Sunday, October 14, 2012

Bill and Ted's Not-At-All-Excellent Cyber Adventure

Johnny Mnemonic (1995)

This was an incredibly dull movie. And a stoopid one, at that; Johnny Moronic some have called it.

Keanu Reeves plays our hero, data courier Johnny who smuggles information in his noggin in the world of 2021.  He dumped a chunk of memory (e.g. his childhood) to enable the illegal extra data storage capacity in his melon.  Reeves has to get the info downloaded before his head explodes or the audience loses its patience with the movie.

Reeves is in full Bill and Ted mode in this flick; his expressions have that blank deer-in-headlights feel.  All that was missing was Alex Winter as his traveling buddy and Reeve's trademark phrase, "Whoa!"

Reeves has to get the data from exotic Beijing (Panda Express looks more exotic than the film's production design of China) to Newark, New Jersey.  When did Newark become an important destination in cyberspace or real life for that matter?

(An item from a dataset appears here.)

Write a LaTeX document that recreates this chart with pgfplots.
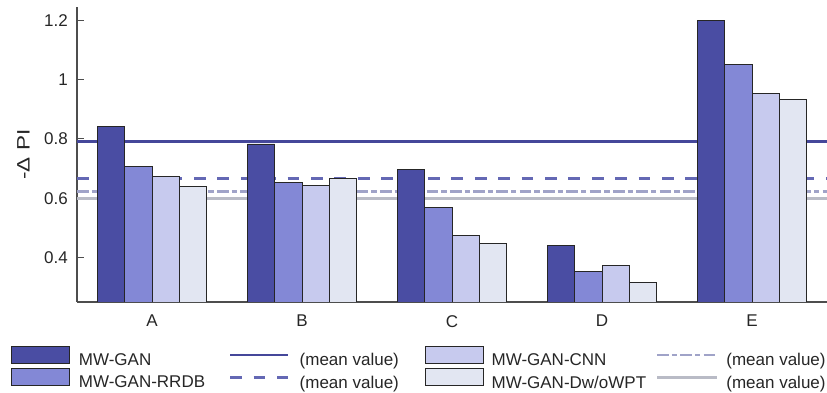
\documentclass[border=0pt]{standalone}
\usepackage{fontspec}
\setmainfont{Liberation Sans}
\usepackage{pgfplots}
\pgfplotsset{compat=1.18}
\definecolor{c1}{HTML}{4A4DA3}
\definecolor{c2}{HTML}{8388D6}
\definecolor{c3}{HTML}{C7CAEE}
\definecolor{c4}{HTML}{E2E6F2}
\definecolor{l1}{HTML}{45479A}
\definecolor{l2}{HTML}{6468B4}
\definecolor{l3}{HTML}{A0A3C8}
\definecolor{l4}{HTML}{B9BBC6}
\definecolor{axc}{HTML}{4D4D4D}
\newcommand{\fs}{\fontsize{17}{20}\selectfont}
\tikzset{
  dashA/.style={dash pattern=on 11.7pt off 11.7pt},
  dashB/.style={dash pattern=on 11.7pt off 3pt on 5.3pt off 3.3pt},
}
\begin{document}
\begin{tikzpicture}
\path[use as bounding box] (-77pt,-91pt) rectangle (750pt,302pt);
\begin{axis}[
  scale only axis, width=750pt, height=295pt,
  xmin=0.5, xmax=5.5, ymin=0.25, ymax=1.245,
  axis x line=bottom, axis y line=left,
  axis line style={axc, line width=1.1pt, -},
  xtick={1,2,3,4,5}, xticklabels={A,B,C,D,E},
  major x tick style={draw=none},
  ytick={0.4,0.6,0.8,1,1.2},
  yticklabels={0.4,0.6,0.8,1,1.2},
  tick align=inside, major tick length=7pt,
  major y tick style={axc, line width=1pt},
  tick label style={font=\fs, text=black!85},
  yticklabel style={inner sep=0pt, anchor=east, xshift=-9pt},
  xticklabel style={inner sep=0pt, anchor=north, yshift=-13pt},
  ylabel={\scalebox{1.25}[1]{\fontsize{18}{20}\selectfont -Δ PI}},
  ylabel style={text=black!85, at={(axis description cs:-0.0713,0.5)}, anchor=center, rotate=0},
  legend columns=4,
  legend style={draw=none, fill=none, font=\fs, text=black!85,
    at={(axis description cs:-0.088,-0.149)}, anchor=north west,
    column sep=0pt, row sep=1pt, inner sep=0pt, outer sep=0pt,
    nodes={inner sep=0pt}},
]
% mean lines
\addplot[forget plot, l1, line width=2.5pt] coordinates {(0.5,0.792) (5.5,0.792)};
\addplot[forget plot, l2, line width=2.8pt, dashA] coordinates {(0.5,0.667) (5.5,0.667)};
\addplot[forget plot, l3, line width=2.8pt, dashB] coordinates {(0.5,0.623) (5.5,0.623)};
\addplot[forget plot, l4, line width=2.8pt] coordinates {(0.5,0.600) (5.5,0.600)};
% bars
\addplot[forget plot, ybar, bar width=27.3pt, bar shift=-40.95pt, fill=c1, draw=black!85, line width=0.9pt]
  coordinates {(1,0.841) (2,0.783) (3,0.696) (4,0.441) (5,1.199)};
\addplot[forget plot, ybar, bar width=27.3pt, bar shift=-13.65pt, fill=c2, draw=black!85, line width=0.9pt]
  coordinates {(1,0.707) (2,0.652) (3,0.569) (4,0.354) (5,1.052)};
\addplot[forget plot, ybar, bar width=27.3pt, bar shift=13.65pt, fill=c3, draw=black!85, line width=0.9pt]
  coordinates {(1,0.674) (2,0.642) (3,0.474) (4,0.373) (5,0.952)};
\addplot[forget plot, ybar, bar width=27.3pt, bar shift=40.95pt, fill=c4, draw=black!85, line width=0.9pt]
  coordinates {(1,0.640) (2,0.666) (3,0.447) (4,0.315) (5,0.934)};
% legend
\addlegendimage{legend image code/.code={\draw[fill=c1, draw=black!85, line width=0.9pt] (0pt,-3pt) rectangle (58pt,14pt);}}
\addlegendentry{\makebox[159pt][l]{\hspace{9pt}MW-GAN}}
\addlegendimage{legend image code/.code={\draw[l1, line width=2.5pt] (0pt,5.5pt) -- (58pt,5.5pt);}}
\addlegendentry{\makebox[135pt][l]{\hspace{10pt}(mean value)}}
\addlegendimage{legend image code/.code={\draw[fill=c3, draw=black!85, line width=0.9pt] (0pt,-3pt) rectangle (58pt,14pt);}}
\addlegendentry{\makebox[172pt][l]{\hspace{8pt}MW-GAN-CNN}}
\addlegendimage{legend image code/.code={\draw[l3, line width=2.8pt, dashB] (0pt,5.5pt) -- (60pt,5.5pt);}}
\addlegendentry{\makebox[107pt][l]{\hspace{8pt}(mean value)}}
\addlegendimage{legend image code/.code={\draw[fill=c2, draw=black!85, line width=0.9pt] (0pt,-3pt) rectangle (58pt,14pt);}}
\addlegendentry{\makebox[159pt][l]{\hspace{9pt}MW-GAN-RRDB}}
\addlegendimage{legend image code/.code={\draw[l2, line width=2.8pt, dashA] (0pt,5.5pt) -- (58pt,5.5pt);}}
\addlegendentry{\makebox[135pt][l]{\hspace{10pt}(mean value)}}
\addlegendimage{legend image code/.code={\draw[fill=c4, draw=black!85, line width=0.9pt] (0pt,-3pt) rectangle (58pt,14pt);}}
\addlegendentry{\makebox[172pt][l]{\hspace{8pt}MW-GAN-Dw/oWPT}}
\addlegendimage{legend image code/.code={\draw[l4, line width=2.8pt] (0pt,5.5pt) -- (60pt,5.5pt);}}
\addlegendentry{\makebox[107pt][l]{\hspace{8pt}(mean value)}}
\end{axis}
\end{tikzpicture}
\end{document}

This is a Bad Movie, through and through. The casting across the board was goofy: Ice T in a fright wig as a resistance fighter, weird Udo Kier as another weird Udo Kier character, Dolph Lundgren - seemingly on some bad mescaline - as a strung out street preacher/assassin?  To top it all, the actor playing the chief Yakuza assassin had eyebrows that were at least one inch thick!  It was so distracting, like watching an Asian Groucho Marx.

The resistance fighters, or Lo-Teks (get it, "low tech?") are HQ'd underneath an old bridge.  I didn't say below an old bridge, which would make sense if you want to keep out of sight of the cops and the corporations out to press delete on your ass.  No, this dumb movie puts the Lo-Tek's hideout UNDERNEATH a bridge: they networked together old containers and other scraps of metal and junk, and viola, it's the Hilton 2021.  Except you'd have to use cranes to get that shit up underneath the bridge and weld it all together.  How the hell did they hide all that from prying eyes?

Of course the Lo-Teks like to drop flaming cars (hey, "car bombs," everyone!) from the bridge onto trespassers below.  This once again raises the question of how you get old cars UNDERNEATH a bridge to be able to bomb unsuspecting snoops.  I imagine this image was the thing that led them to create the Lo-Tek's silly headquarters in the first place.

This movie looks and plays like an extremely cheap knockoff of the Max Headroom TV show, but instead of that show's inventiveness, creativity and smart satire, we got a B-movie plot, embarrassing cyber-tech double talk, cliched scifi punk fashions, a generic soundtrack, dull fight scenes, and a finale in one of Roger Ebert's trademarked "Steam and Flame Factory" settings.

And the scenes "in" cyberspace itself (one where Reeves is gloved up and helmeted to do, what, make a couple phone calls?) simply looked like someone's CGI effects reel after watching Tron.

Read an old issue of Omni magazine for a better, more exciting, and stimulating use of an hour and a half.